El canciller Héctor Timerman ha defendido el acuerdo firmado con Irán recalcando que permite la participación de jueces argentinos en la comisión, cuya composición necesita la aprobación de los dos estados. Timerman, sin embargo, obvió que la decisión del panel no es vinculante, y que al aceptar este mecanismo ad hoc se socava la presión sobre el gobierno iraní, el mismo que se ha negado a entregar los ocho funcionarios de alto nivel demandados por la Justicia argentina y las instituciones internacionales de persecución a terroristas. ¿Qué tipo de respeto por esa comisión se puede esperar de Teherán, que no sólo financió al mismo grupo asociado al ataque en Buenos Aires, sino que sigue practicando el terrorismo a nivel internacional, a veces en complicidad con lo peor del hampa latinoamericana como lo atestigua el complot para asesinar el embajador saudí en Washington? ¿Qué “hechos” puede reconocer el gobierno iraní, cuyo presidente Ahmadinejad dice que en su país no hay derechos de los homosexuales porque “no hay homosexuales”? ¿Por qué otorgar respetabilidad a un gobierno que ha reunido en Teherán a lo peor de la derecha antisemita mundial en conferencias anuales para negar la existencia del holocausto?

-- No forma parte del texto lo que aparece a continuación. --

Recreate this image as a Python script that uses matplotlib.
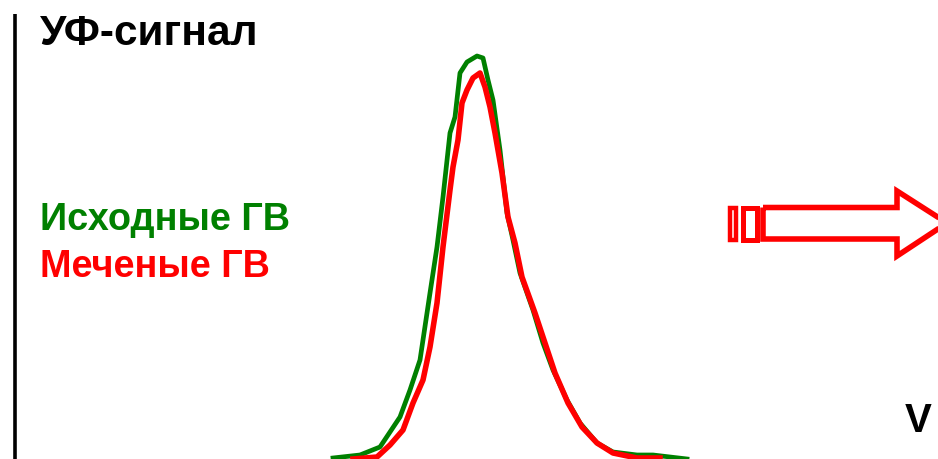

La discusión del memorando de entendimiento con Irán no debe ser un asunto más en la agenda del Congreso argentino el 21 de febrero. Argentina, que fue víctima del ataque, tiene una responsabilidad latinoamericana. No es sólo el compromiso con las víctimas del atentado, importación artificial a la región de un conflicto del que América Latina ha hecho bien en mantenerse al margen. Se trata de reafirmar la defensa de las soberanías nacionales de nuestros países. Ninguna nación por poderosa que sea, o fuerte que sean sus agravios en el Medio Oriente o sus convicciones políticas o religiosas, tiene derecho a usar el terror contra la población de un país latinoamericano. Atentados terroristas contra un grupo de ciudadanos o las sedes diplomáticas de otros estados en nuestra región constituyen amenazas a la seguridad internacional del mayor grado.